Waiting on the New Year.  And housing starts will wait until 2012.  If you can trade the downside, or the volatility, enjoy.  For now, quantitative easing is available for the Fed, not much else.

  • Obama: Dubya 2 Electric Boogaloo

    ::insert creepy symphonic bumper music::

    What?!

    There will be no blood?!

    ::slighty turn up creepy bumper music in background::

    Now I’m disappointed…

    ::creepy symphonic bumper music at full volume::

  • foxyladi14

    been saying all along we haven;t hit bottom yet

  • EllenD

     The European stress test was deliberately easy to pass.

    You mean as opposed to the American stress test that was INSANELY easy to pass?

  • Nice Try

    John,

    A couple of points.

    The people at ERCI, like Lakshman Achuthan, are constantly say that they wont make a recession forecast until there is also a downturn in the LLI, not just the WLI. So not sure the ERCI tells us much.

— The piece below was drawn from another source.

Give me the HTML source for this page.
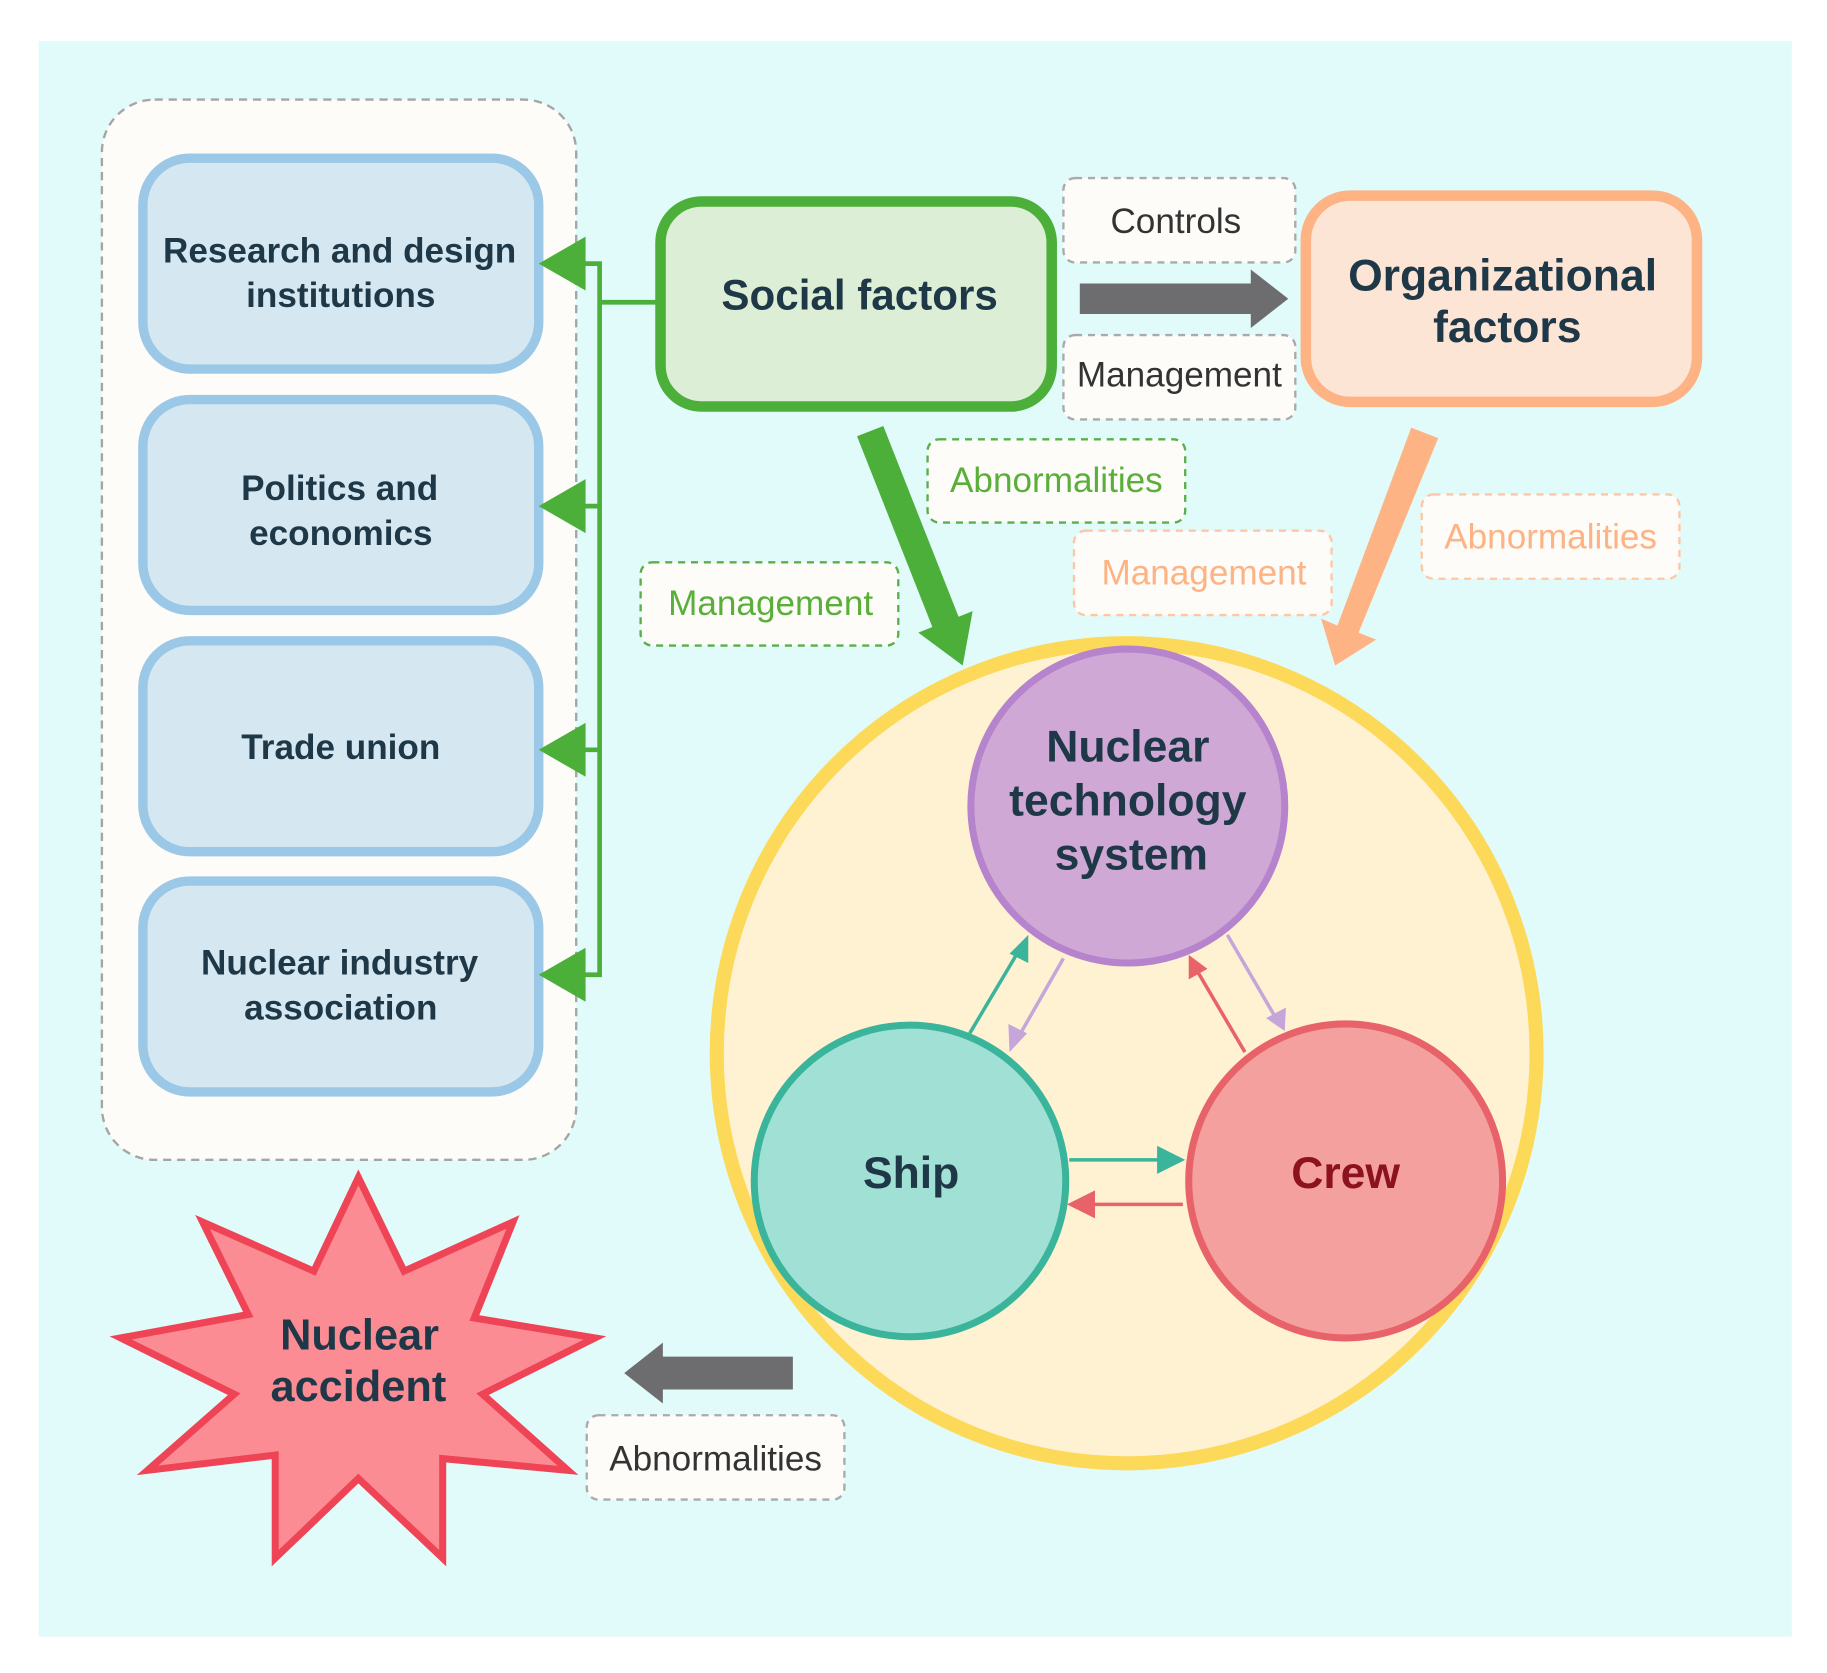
<!DOCTYPE html>
<html><head><meta charset="utf-8"><style>
html,body{margin:0;padding:0;background:#fff;}
svg{display:block;}
text{font-family:"Liberation Sans",sans-serif;}
</style></head><body>
<svg width="1827" height="1673" viewBox="0 0 1560 1428" preserveAspectRatio="none" xmlns="http://www.w3.org/2000/svg">
<rect x="0" y="0" width="1560" height="1428" fill="#fff"/>
<rect x="33" y="35" width="1497" height="1362" fill="#e0fbf9"/>
<rect x="87" y="85" width="405" height="905" rx="45" fill="#fdfcf8" stroke="#a5a5a5" stroke-width="2" stroke-dasharray="7,5"/>
<g fill="#d5e8f2" stroke="#9bc8e6" stroke-width="8">
<rect x="122" y="135" width="338" height="180" rx="40"/>
<rect x="122" y="341" width="338" height="180" rx="40"/>
<rect x="122" y="547" width="338" height="180" rx="40"/>
<rect x="122" y="752" width="338" height="180" rx="40"/>
</g>
<g font-weight="bold" font-size="30" fill="#1f3847" text-anchor="middle">
<text x="290" y="224">Research and design</text><text x="291" y="262">institutions</text>
<text x="290" y="427">Politics and</text><text x="291" y="465">economics</text>
<text x="291" y="648">Trade union</text>
<text x="290" y="832">Nuclear industry</text><text x="291" y="870">association</text>
</g>
<g stroke="#4caf3a" stroke-width="4" fill="none">
<polyline points="490,225 512,225 512,832 490,832"/>
<line x1="490" y1="432" x2="512" y2="432"/><line x1="490" y1="640" x2="512" y2="640"/>
<line x1="512" y1="258" x2="562" y2="258"/>
</g>
<g fill="#4caf3a">
<polygon points="460,225 500,202 500,248"/><polygon points="460,432 500,409 500,455"/>
<polygon points="460,640 500,617 500,663"/><polygon points="460,832 500,809 500,855"/>
</g>
<rect x="564" y="172" width="334" height="175" rx="35" fill="#dcefd6" stroke="#4caf3a" stroke-width="9"/>
<text x="734" y="264" font-weight="bold" font-size="36" fill="#1f3847" text-anchor="middle">Social factors</text>
<rect x="1115" y="167" width="334" height="176" rx="38" fill="#fde5d6" stroke="#fdb384" stroke-width="9"/>
<text x="1283" y="248" font-weight="bold" font-size="38" fill="#1f3847" text-anchor="middle">Organizational</text>
<text x="1287" y="292" font-weight="bold" font-size="38" fill="#1f3847" text-anchor="middle">factors</text>
<g stroke-width="2" stroke-dasharray="6,5" fill="#fdfcf8">
<rect x="908" y="152" width="198" height="72" rx="10" stroke="#aaa"/>
<rect x="908" y="286" width="198" height="72" rx="10" stroke="#aaa"/>
<rect x="792" y="375" width="220" height="71" rx="10" stroke="#5aaf4a"/>
<rect x="547" y="480" width="220" height="71" rx="10" stroke="#5aaf4a"/>
<rect x="917" y="453" width="220" height="72" rx="10" stroke="#fdc7a6"/>
<rect x="1214" y="422" width="220" height="72" rx="10" stroke="#fdc7a6"/>
<rect x="501" y="1208" width="220" height="72" rx="10" stroke="#aaa"/>
</g>
<g font-size="30" text-anchor="middle">
<text x="1004" y="199" fill="#333">Controls</text>
<text x="1007" y="330" fill="#333">Management</text>
<text x="902" y="420" fill="#5aaf3a">Abnormalities</text>
<text x="658" y="525" fill="#5aaf3a">Management</text>
<text x="1028" y="499" fill="#fdb384">Management</text>
<text x="1324" y="468" fill="#fdb384">Abnormalities</text>
<text x="611" y="1255" fill="#333">Abnormalities</text>
</g>
<polygon points="922,242 1068,242 1068,230 1100,255 1068,280 1068,268 922,268" fill="#6d6d70"/>
<polygon points="731.8,372.4 754.2,363.6 818.5,526.4 830.5,521.6 822,568 784.1,540 796.1,535.2" fill="#4caf3a"/>
<polygon points="1205,365 1228,374 1160,540 1175,546 1140,568 1128,528 1142,534" fill="#fdb384"/>
<polygon points="677,1158 566,1158 566,1146 533,1172 566,1198 566,1186 677,1186" fill="#6d6d70"/>
<circle cx="962" cy="899" r="350" fill="#fff2d2" stroke="#fdd95a" stroke-width="12"/>
<circle cx="963" cy="688" r="134" fill="#cfa8d6" stroke="#b584cc" stroke-width="6"/>
<circle cx="777" cy="1008" r="133" fill="#a1e0d4" stroke="#3ab59c" stroke-width="6"/>
<circle cx="1149" cy="1008" r="134" fill="#f4a09e" stroke="#e8626a" stroke-width="6"/>
<g font-weight="bold" text-anchor="middle">
<text x="963" y="650" font-size="38" fill="#1f3847">Nuclear</text>
<text x="963" y="696" font-size="38" fill="#1f3847">technology</text>
<text x="966" y="742" font-size="38" fill="#1f3847">system</text>
<text x="778" y="1014" font-size="38" fill="#1f3847">Ship</text>
<text x="1149" y="1014" font-size="38" fill="#8c1220">Crew</text>
</g>
<g stroke-width="3" fill="none">
<line x1="828" y1="882" x2="872" y2="808" stroke="#3ab59c"/>
<line x1="908" y1="818" x2="868" y2="888" stroke="#c6a6da"/>
<line x1="1063" y1="898" x2="1020" y2="825" stroke="#e8626a"/>
<line x1="1048" y1="798" x2="1090" y2="870" stroke="#c6a6da"/>
<line x1="913" y1="990" x2="995" y2="990" stroke="#3ab59c"/>
<line x1="1010" y1="1028" x2="928" y2="1028" stroke="#e8626a"/>
</g>
<polygon points="878,798 878,822 862,814" fill="#3ab59c"/>
<polygon points="862,898 861,874 877,882" fill="#c6a6da"/>
<polygon points="1015,815 1031,827 1015,836" fill="#e8626a"/>
<polygon points="1097,880 1081,869 1098,860" fill="#c6a6da"/>
<polygon points="1012,990 988,978 988,1002" fill="#3ab59c"/>
<polygon points="911,1028 935,1016 935,1040" fill="#e8626a"/>
<polygon points="306,1005 345,1085 438,1043 405,1125 508,1142 412,1190 485,1255 378,1245 378,1330 306,1262 235,1330 235,1242 126,1255 200,1190 103,1142 212,1122 173,1043 268,1085" fill="#fc8c94" stroke="#ee4456" stroke-width="6" stroke-linejoin="miter"/>
<text x="307" y="1152" font-weight="bold" font-size="37" fill="#1f3847" text-anchor="middle">Nuclear</text>
<text x="306" y="1196" font-weight="bold" font-size="37" fill="#1f3847" text-anchor="middle">accident</text>
</svg>
</body></html>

    See the CNBC interview on their website here:

    http://www.businesscycle.com/

    Lakshman Achuthan, one of the guys who has created the index, says the index points to slower growth, but not necessarily a recession. He also say there is “no double dip imminent”.

    The other commentator in the interview about the index says we are just in a new phase of the recovery. A new more mature phase that represents slower growth, but this is still healthy and makes a recovery more likely to last longer.

    Also in a July 14 Bloomberg interview Lakshman Achuthan of ECRI said an economic slow down is likely, but not a recession. This is not a surprise, as many economists have been suggesting this.

    However, beyond this index, corporate earnings certainly point to a better economy, certainly much better than where we were a year ago. There is also evidence that CEOs are starting to spend again, so I suspect more job growth is likely to follow. However, we do have a large hole to climb out of and it will take a while.